Here in Abilene, we live in what is famously called ‘Tornado Alley’, which includes Texas, Oklahoma, Nebraska, Kansas, North and South Dakota, Iowa, Missouri, Arkansas, Tennessee, Louisiana, and Kentucky. We’re on the southern edge of Tornado Alley, but we still get our share of severe thunderstorms that can produce tornadoes. And, when Spring hits, the chances for those severe thunderstorms and tornadoes go way up, as well as my excitement.
Don’t get me wrong, I realize the dangers and destruction of these storms. It’s not like I want to see a tornado rip a community apart, I just dig the heck out of watching them form, and seeing the beauty of nature at work.
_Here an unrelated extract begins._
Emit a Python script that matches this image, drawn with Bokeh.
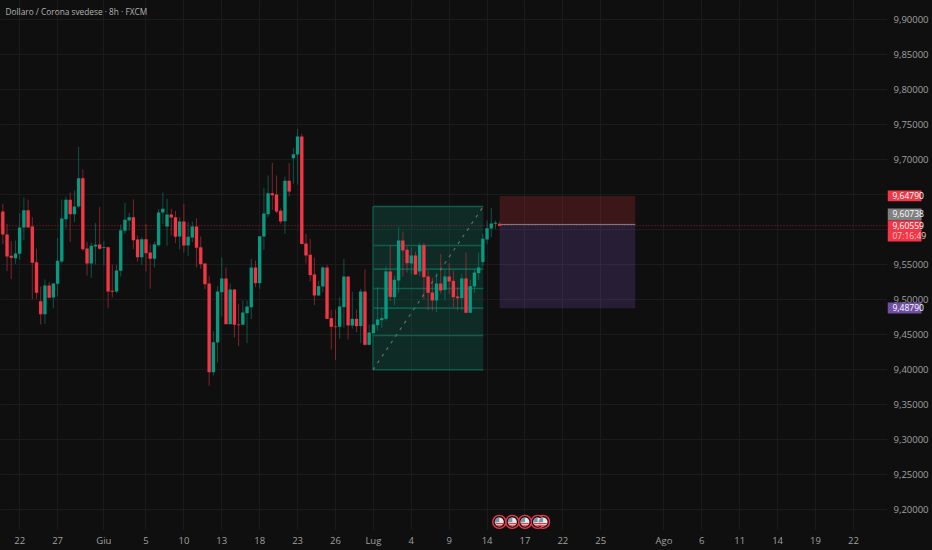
from bokeh.plotting import figure
from bokeh.embed import file_html
from bokeh.resources import INLINE
from bokeh.core.properties import value
from bokeh.models import FixedTicker, Range1d, Label, Span, ColumnDataSource

BG = "#0f0f0f"
GRID = "#1b1b1b"
UP = "#089981"
DOWN = "#f23645"

title_text = "Dollaro / Corona svedese · 8h · FXCM"

# is_up: 1 green, 0 red
is_up = [0,0,0,1,1,1,0,0,0,0,1,0,1,1,1,1,0,1,1,0,0,1,1,0,1,0,0,1,1,1,1,0,0,1,0,0,1,1,1,1,
         0,0,1,0,1,1,0,0,0,0,1,1,1,0,1,0,0,1,1,1,0,1,1,1,0,0,0,1,0,1,1,0,0,0,0,1,1,0,0,0,
         1,1,0,1,0,1,0,1,1,1,1,1,0,1,1,0,0,1,0,1,0,0,0,1,0,1,0,0,0,1,0,1,1,1,1,1,1,1,0]

body_top = [9.6259,9.5930,9.5626,9.5659,9.6030,9.6278,9.6278,9.6045,9.5536,9.4979,
            9.5203,9.5203,9.5231,9.5555,9.6159,9.6425,9.6425,9.6330,9.6734,9.6734,
            9.5731,9.5769,9.5783,9.5788,9.5750,9.5750,9.5127,9.5417,9.5992,9.6140,
            9.6178,9.6178,9.5859,9.5864,9.5864,9.5674,9.5788,9.6244,9.6297,9.6216,
            9.6216,9.6178,9.6116,9.6116,9.5897,9.6045,9.6045,9.5750,9.5517,9.5231,
            9.4394,9.5117,9.5303,9.5303,9.5146,9.5146,9.4646,9.4818,9.4903,9.5460,
            9.5460,9.5907,9.6230,9.6520,9.6520,9.6501,9.6268,9.6696,9.6696,9.7077,
            9.7329,9.7329,9.5802,9.5640,9.5360,9.5193,9.5460,9.5460,9.4737,9.4618,
            9.4903,9.5331,9.5331,9.4727,9.4727,9.5117,9.5117,9.4532,9.4646,9.4718,
            9.4737,9.5403,9.5403,9.5284,9.5845,9.5845,9.5712,9.5631,9.5631,9.5778,
            9.5778,9.5331,9.5103,9.5231,9.5231,9.5331,9.5331,9.5269,9.5046,9.5303,
            9.5303,9.5193,9.5388,9.5460,9.5869,9.6021,9.6087,9.6097,9.6085]

body_bottom = [9.5930,9.5617,9.5598,9.5593,9.5655,9.6030,9.6030,9.5526,9.5098,9.4794,
               9.4794,9.5027,9.5032,9.5227,9.5545,9.6149,9.6221,9.6221,9.6330,9.5721,
               9.5517,9.5517,9.5759,9.5726,9.5736,9.5117,9.5112,9.5117,9.5412,9.5983,
               9.6130,9.5850,9.5607,9.5607,9.5664,9.5583,9.5583,9.5778,9.6244,9.6045,
               9.6173,9.5897,9.5902,9.5773,9.5773,9.5888,9.5740,9.5507,9.5222,9.3966,
               9.3966,9.4390,9.5108,9.4651,9.4651,9.4642,9.4637,9.4642,9.4808,9.4894,
               9.5236,9.5236,9.5902,9.6221,9.6492,9.6259,9.6116,9.6121,9.6544,9.7020,
               9.7072,9.5793,9.5631,9.5350,9.5060,9.5060,9.5189,9.4727,9.4613,9.4608,
               9.4613,9.4894,9.4632,9.4632,9.4623,9.4623,9.4356,9.4356,9.4523,9.4637,
               9.4708,9.4727,9.5041,9.5036,9.5274,9.5702,9.5521,9.5517,9.5360,9.5403,
               9.5322,9.5098,9.4989,9.4989,9.5131,9.5141,9.5260,9.5036,9.5022,9.5022,
               9.4813,9.4813,9.5189,9.5379,9.5536,9.5859,9.6016,9.6083,9.6056]

wick_high = [9.6368,9.6083,9.5835,9.5845,9.6235,9.6458,9.6425,9.6178,9.5726,9.5189,
             9.5288,9.5250,9.5241,9.5878,9.6430,9.6473,9.6530,9.6558,9.7181,9.6858,
             9.5826,9.5816,9.6092,9.6325,9.5835,9.5759,9.5502,9.5498,9.6073,9.6382,
             9.6240,9.6430,9.5916,9.5892,9.6083,9.5788,9.5826,9.6292,9.6530,9.6439,
             9.6297,9.6268,9.6178,9.6368,9.6111,9.6116,9.6159,9.5902,9.5517,9.5341,
             9.4551,9.5193,9.5602,9.5460,9.5231,9.5146,9.4941,9.4989,9.4989,9.5583,
             9.5560,9.5907,9.6596,9.6772,9.6953,9.6772,9.6301,9.6758,9.6948,9.7167,
             9.7438,9.7367,9.5940,9.5869,9.5602,9.5269,9.5483,9.5498,9.4856,9.4856,
             9.5036,9.5583,9.5331,9.5112,9.4860,9.5155,9.5431,9.4646,9.4656,9.5179,
             9.4894,9.5479,9.5774,9.5341,9.6045,9.5973,9.5759,9.5750,9.5688,9.5812,
             9.5812,9.5417,9.5312,9.5379,9.5655,9.5431,9.5521,9.5417,9.5179,9.5369,
             9.5674,9.5288,9.5426,9.5674,9.5940,9.6130,9.6311,9.6130,9.6115]

wick_low = [9.5788,9.5407,9.5293,9.5512,9.5569,9.5845,9.6026,9.5008,9.5017,9.4646,
            9.4656,9.5022,9.4875,9.5046,9.5521,9.6016,9.5821,9.6106,9.6301,9.5693,
            9.5345,9.5312,9.5502,9.5712,9.5488,9.4879,9.5032,9.5093,9.5331,9.5940,
            9.5988,9.5721,9.5545,9.5498,9.5403,9.5155,9.5460,9.5750,9.6083,9.5769,
            9.5916,9.5807,9.5716,9.5674,9.5621,9.5821,9.5460,9.5441,9.5150,9.3771,
            9.3919,9.4104,9.4760,9.4651,9.4651,9.4461,9.4337,9.4646,9.4380,9.4722,
            9.5179,9.5155,9.5712,9.6178,9.6282,9.6235,9.6083,9.5940,9.6473,9.6653,
            9.6644,9.5788,9.5517,9.5265,9.4922,9.5055,9.5103,9.4727,9.4290,9.4142,
            9.4442,9.4599,9.4432,9.4589,9.4537,9.4380,9.4347,9.4347,9.4513,9.4561,
            9.4599,9.4703,9.4979,9.4922,9.5093,9.5331,9.5384,9.5360,9.5355,9.5336,
            9.5003,9.4846,9.4846,9.4822,9.5084,9.4989,9.5084,9.4894,9.4846,9.4846,
            9.4813,9.4813,9.5098,9.5284,9.5474,9.5797,9.5893,9.6011,9.6045]

grid_y = [9.20,9.25,9.30,9.35,9.40,9.45,9.50,9.55,9.60,9.65,9.70,9.75,9.80,9.85,9.90]
y_ticks = [9.20,9.25,9.30,9.35,9.40,9.45,9.50,9.55,9.70,9.75,9.80,9.85,9.90]
x_ticks = [4,13,24,34,43,52,61,70,79,88,97,106,115,124,133,142,157,166,175,184,193,202]
x_labels = ["22","27","Giu","5","10","13","18","23","26","Lug","4","9","14","17","22","25","Ago","6","11","14","19","22"]

fib_levels = [9.6330,9.5774,9.5436,9.5160,9.4880,9.4490,9.4000]
fib_start = 87.9
fib_end = 114.1

pos_start = 118.0
pos_end = 150.2
pos_stop = 9.64790
pos_entry = 9.60738
pos_target = 9.48790
last_price = 9.60559

flag_x = [117.9,121.0,124.0,127.0,128.3]
flag_y = 9.1830

tag_top = [9.6558,9.6301,9.6130,9.4960]
tag_bottom = [9.6405,9.6130,9.5830,9.4803]
tag_colors = [DOWN,"#808080",DOWN,"#6f4fa3"]
tag_y = [9.6481,9.6226,9.6059,9.5916,9.4889]
tag_text = ["9,64790","9,60738","9,60559","07:16:49","9,48790"]
tag_text_colors = ["#ffffff","#ffffff","#ffffff","#f8c8cd","#ffffff"]

p = figure(width=932, height=550, output_backend="svg", toolbar_location=None,
           x_range=Range1d(-0.553, 210.1), y_range=Range1d(9.1707, 9.9269),
           background_fill_color=None, border_fill_color=BG, outline_line_color=None,
           min_border_left=0, min_border_top=0, min_border_right=45, min_border_bottom=20,
           x_axis_location="below", y_axis_location="right")
p.styles = {"position": "fixed", "left": "0", "top": "0", "background-color": BG}
p.outline_line_alpha = 0

p.xaxis.ticker = FixedTicker(ticks=x_ticks)
p.xaxis.major_label_overrides = dict(zip(x_ticks, x_labels))
p.yaxis.ticker = FixedTicker(ticks=y_ticks)
p.yaxis.major_label_overrides = {t: f"{t:.5f}".replace(".", ",") for t in y_ticks}
for ax in (p.xaxis[0], p.yaxis[0]):
    ax.axis_line_color = None
    ax.major_tick_line_color = None
    ax.minor_tick_line_color = None
    ax.major_tick_out = 0
    ax.major_tick_in = 0
    ax.minor_tick_out = 0
    ax.minor_tick_in = 0
    ax.major_label_text_color = "#a0a0a0"
    ax.major_label_text_font = "Open Sans"
    ax.major_label_text_font_size = "9.5px"
p.yaxis[0].major_label_standoff = 6
p.xaxis[0].major_label_standoff = 3

p.xgrid.ticker = FixedTicker(ticks=x_ticks)
p.ygrid.ticker = FixedTicker(ticks=grid_y)
p.xgrid.grid_line_color = GRID
p.ygrid.grid_line_color = GRID

# position tool
p.quad(left=pos_start, right=pos_end, bottom=pos_entry, top=pos_stop, fill_color="#f23645", fill_alpha=0.2, line_color=None)
p.quad(left=pos_start, right=pos_end, bottom=pos_target, top=pos_entry, fill_color="#7e57c2", fill_alpha=0.22, line_color=None)
p.segment(x0=[pos_start], x1=[pos_end], y0=[pos_entry], y1=[pos_entry], line_color="#808080", line_width=1)

# fib tool
p.quad(left=fib_start, right=fib_end, bottom=fib_levels[-1], top=fib_levels[0], fill_color="#089981", fill_alpha=0.2, line_color=None)
p.segment(x0=[fib_start]*len(fib_levels), x1=[fib_end]*len(fib_levels), y0=fib_levels, y1=fib_levels,
          line_color="#0d5c4e", line_width=1.6)
p.segment(x0=[fib_start], x1=[fib_start], y0=[fib_levels[-1]], y1=[fib_levels[0]], line_color="#0d5c4e", line_width=1.2)
p.segment(x0=[fib_start], x1=[fib_end], y0=[fib_levels[-1]], y1=[fib_levels[0]],
          line_color="#5f6f6b", line_width=1.2, line_dash="3 5")

# last price line
p.add_layout(Span(location=last_price, dimension="width", line_color=DOWN, line_alpha=0.55, line_width=1, line_dash="1 2"))

idx = list(range(len(is_up)))
colors = [UP if u else DOWN for u in is_up]
src = ColumnDataSource(dict(x=idx, hi=wick_high, lo=wick_low, top=body_top, bottom=body_bottom, color=colors))
p.segment(x0="x", x1="x", y0="lo", y1="hi", line_color="color", line_alpha=0.5, line_width=1, source=src)
p.vbar(x="x", width=0.8, top="top", bottom="bottom", fill_color="color", line_color=None, source=src)

# event flags
p.scatter(x=flag_x[::-1], y=[flag_y]*len(flag_x), size=13, marker="circle", fill_color=BG, line_color=DOWN, line_width=1.4)
p.scatter(x=flag_x, y=[flag_y]*len(flag_x), size=9, marker="circle", fill_color="#e9e6ea", line_color=None)
p.segment(x0=[v-0.9 for v in flag_x], x1=[v+0.9 for v in flag_x], y0=[flag_y-0.0025]*5, y1=[flag_y-0.0025]*5, line_color=DOWN, line_width=1.2)
p.segment(x0=[v-0.6 for v in flag_x], x1=[v+0.6 for v in flag_x], y0=[flag_y-0.0055]*5, y1=[flag_y-0.0055]*5, line_color=DOWN, line_width=1)
p.wedge(x=flag_x, y=[flag_y]*5, radius=1.05, start_angle=1.57, end_angle=3.3, fill_color="#6d9aa3", line_color=None)

p.add_layout(Label(x=5, y=9.9112, x_units="screen", y_units="data", text=title_text, text_color="#b4b4b4",
                   text_font="Open Sans", text_font_size="8.3px", text_baseline="middle"))

# price tags on the right scale: a transparent strip sharing the price range
tags = figure(width=60, height=530, output_backend="svg", toolbar_location=None,
              x_range=Range1d(0, 60), y_range=p.y_range, x_axis_type=None, y_axis_type=None,
              background_fill_color=None, border_fill_color=None, outline_line_color=None,
              min_border_left=0, min_border_top=0, min_border_right=0, min_border_bottom=0)
tags.grid.visible = False
tags.styles = {"position": "fixed", "left": "887px", "top": "0"}
tags.quad(left=0, right=34, top=tag_top, bottom=tag_bottom, fill_color=tag_colors, line_color=None)
tags.text(x=[5]*5, y=tag_y, text=tag_text, text_color=tag_text_colors, text_font=value("Open Sans"),
          text_font_size="8.5px", text_baseline="middle", text_align="left")

open("out.html", "w").write(file_html([p, tags], INLINE))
My obsession with twisters started at a young age when, anytime a major storm came pushing through, I would watch it until it completely passed by, hoping a tornado would drop out of the sky. It wasn’t until later that I learned how they were formed and the destruction they caused.
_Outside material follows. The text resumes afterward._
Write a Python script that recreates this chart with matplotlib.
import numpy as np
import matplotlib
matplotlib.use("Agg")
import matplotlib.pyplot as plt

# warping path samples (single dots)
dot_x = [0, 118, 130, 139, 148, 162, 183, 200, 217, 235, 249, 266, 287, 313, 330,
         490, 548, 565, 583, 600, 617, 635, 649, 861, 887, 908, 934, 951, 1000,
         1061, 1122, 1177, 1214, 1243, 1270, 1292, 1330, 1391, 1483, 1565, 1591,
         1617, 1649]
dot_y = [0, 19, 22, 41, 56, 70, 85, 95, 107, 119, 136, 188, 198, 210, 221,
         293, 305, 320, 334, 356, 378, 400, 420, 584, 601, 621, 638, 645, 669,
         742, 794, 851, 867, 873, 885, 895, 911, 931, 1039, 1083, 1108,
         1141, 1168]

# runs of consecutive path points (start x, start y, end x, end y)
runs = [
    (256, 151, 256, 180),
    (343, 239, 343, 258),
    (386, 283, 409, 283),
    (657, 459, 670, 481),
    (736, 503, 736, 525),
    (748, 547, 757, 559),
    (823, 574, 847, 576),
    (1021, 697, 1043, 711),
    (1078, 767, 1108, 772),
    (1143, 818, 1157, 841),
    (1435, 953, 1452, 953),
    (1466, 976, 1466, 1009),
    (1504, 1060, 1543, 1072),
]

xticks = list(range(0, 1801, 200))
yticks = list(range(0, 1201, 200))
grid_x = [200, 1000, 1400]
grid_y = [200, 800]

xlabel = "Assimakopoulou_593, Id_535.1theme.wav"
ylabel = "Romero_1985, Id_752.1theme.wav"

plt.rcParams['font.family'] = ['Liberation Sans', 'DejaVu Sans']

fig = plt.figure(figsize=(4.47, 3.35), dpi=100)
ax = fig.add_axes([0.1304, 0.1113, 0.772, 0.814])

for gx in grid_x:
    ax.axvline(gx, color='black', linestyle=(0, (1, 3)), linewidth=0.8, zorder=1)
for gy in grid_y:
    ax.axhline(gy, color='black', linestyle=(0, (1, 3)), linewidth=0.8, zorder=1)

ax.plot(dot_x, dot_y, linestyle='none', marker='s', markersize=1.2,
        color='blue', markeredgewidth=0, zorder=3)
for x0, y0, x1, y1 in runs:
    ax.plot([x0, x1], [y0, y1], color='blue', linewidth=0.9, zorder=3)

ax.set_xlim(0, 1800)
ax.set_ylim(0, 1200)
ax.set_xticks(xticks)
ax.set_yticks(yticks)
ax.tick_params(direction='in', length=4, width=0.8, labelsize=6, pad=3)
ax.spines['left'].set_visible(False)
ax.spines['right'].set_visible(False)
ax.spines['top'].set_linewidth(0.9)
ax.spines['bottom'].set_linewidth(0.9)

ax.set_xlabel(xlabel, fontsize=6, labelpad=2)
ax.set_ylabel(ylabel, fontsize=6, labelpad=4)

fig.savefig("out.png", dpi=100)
One of my first attempts to chase one of these bad boys was around 1995. A friend and I were driving around on the back roads near the Clyde and Baird area when a strong thunderstorm seemed to come out of nowhere. Now first of all, not only were my friend and I not not too bright to begin with, we did not have any kind of training at all as far as chasing storms. Yet, we decided it would be cool to see if we could chase the storm and see if a tornado formed. To make a long story short, we gave chase and the storm kicked our tail. We think we may have seen a tornado, but we were so busy trying to run for our lives that we weren’t sure what we saw. Meeting a storm head on is a very stupid thing to do. We were blown all over the road, the windshield got all jacked up because of all the hail, and I needed new underwear. Come to find out, the storm we were chasing did have a funnel cloud spotted with it, but it never touched down.
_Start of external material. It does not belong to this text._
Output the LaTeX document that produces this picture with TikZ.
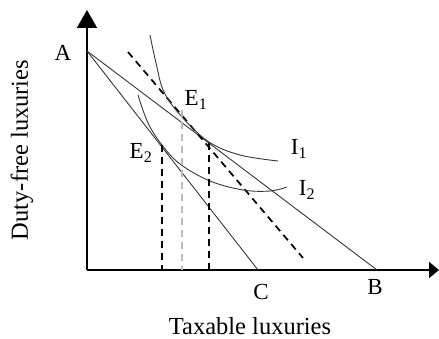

That experience pushed me to learn more about how thunderstorms work and how tornadoes form. I have even taken a few SkyWarn classes to get certified in storm spotting and I am happy to say that I’ve now seen several tornadoes up close. The difference now is that I know a lot more about safely seeing one of nature’s most beautiful, yet dangerous wonders.
So, any time you see me out looking at the sky, see me with my face stuck in a radar, or talking about severe storms on the radio, you know it must be Spring.